Pengamat Politik Lely Arriane mengatakan, DPR seharusnya membaca aspirasi publik yang mayoritas tak sepakat dengan keberadaan Pansus Angket.
Menurut dia, aspirasi publik telah tergambar melalui survei dan beragam komentar yang menentang langkah politik DPR.
"Menurut saya mereka mereka yang duduk di sana itu harus punya pikiran visioner, menjangkau jauh ke depan, juga bisa membayangkan seandainya kami begini, maka rakyat akan begini. Itu yang menurut saya jauh lebih penting," kata Lely, saat dihubungi Kompas.com, Jumat (23/6/2017).

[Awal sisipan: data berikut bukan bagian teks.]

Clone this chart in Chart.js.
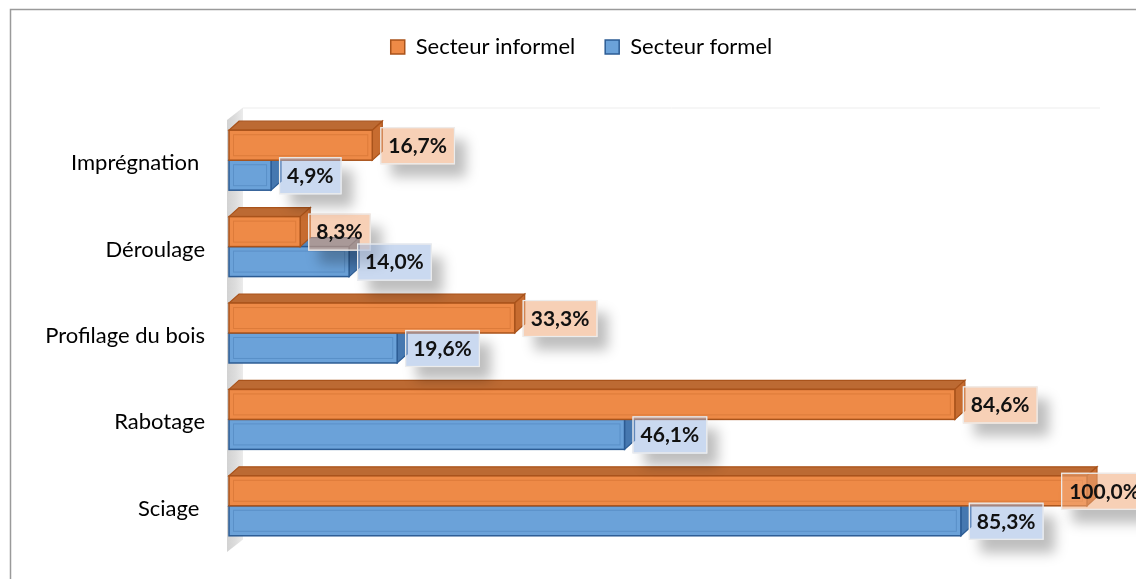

Lely mengatakan, publik justru berharap DPR mendukung KPK karena ada ketidakpercayaan tidak percaya bahwa angket itu untuk memperkuat KPK.
Baca: Pansus Angket Akan Undang Ahli Hukum, BPK, hingga Kepolisian
Salah satu yang menimbulkan ketidakpercayaan publik adalah alasan yang melatari pembentukan angket yaitu merespons pernyataan Miryam terkait kasus dugaan korupsi pengadaan e-KTP.
Dalam kasus ini, sejumlah anggota DPR disebut turut menerima aliran dana proyek tersebut.
"Lalu ini didukung oleh beberapa oknum tertentu di Pimpinan DPR yang selama ini begitu gerah dengan KPK, berbagai cara dilakukan untuk mengeliminasi kehadiran KPK," ujar Lely.
Dosen Komunikasi Politik Universitas Bengkulu yang juga Ketua Program Pasca Sarjana Komunikasi Universitas Jaya Baya ini, mengatakan, DPR seharusnya memancing simpati dan empati publik atas kinerja mereka.
Publik akan merasa aspirasi mereka tidak akan terwakilkan oleh para wakil rakyat di Senayan.
"Kalau begini caranya mereka menggugurkan kepercayaan publik tentang kualitas keterwakilan mereka, sehingga ke depan mereka akan kehilangan kepercayaan publik," ujar Lely.
Baca: Ini Empat Agenda Utama Pansus Hak Angket KPK
Kritik dari para pakar
Selain publik, menurut Lely, sejumlah pakar juga telah mengkritik pembentukan Pansus Angket KPK yang dinilai tak tepat dan salah sasaran.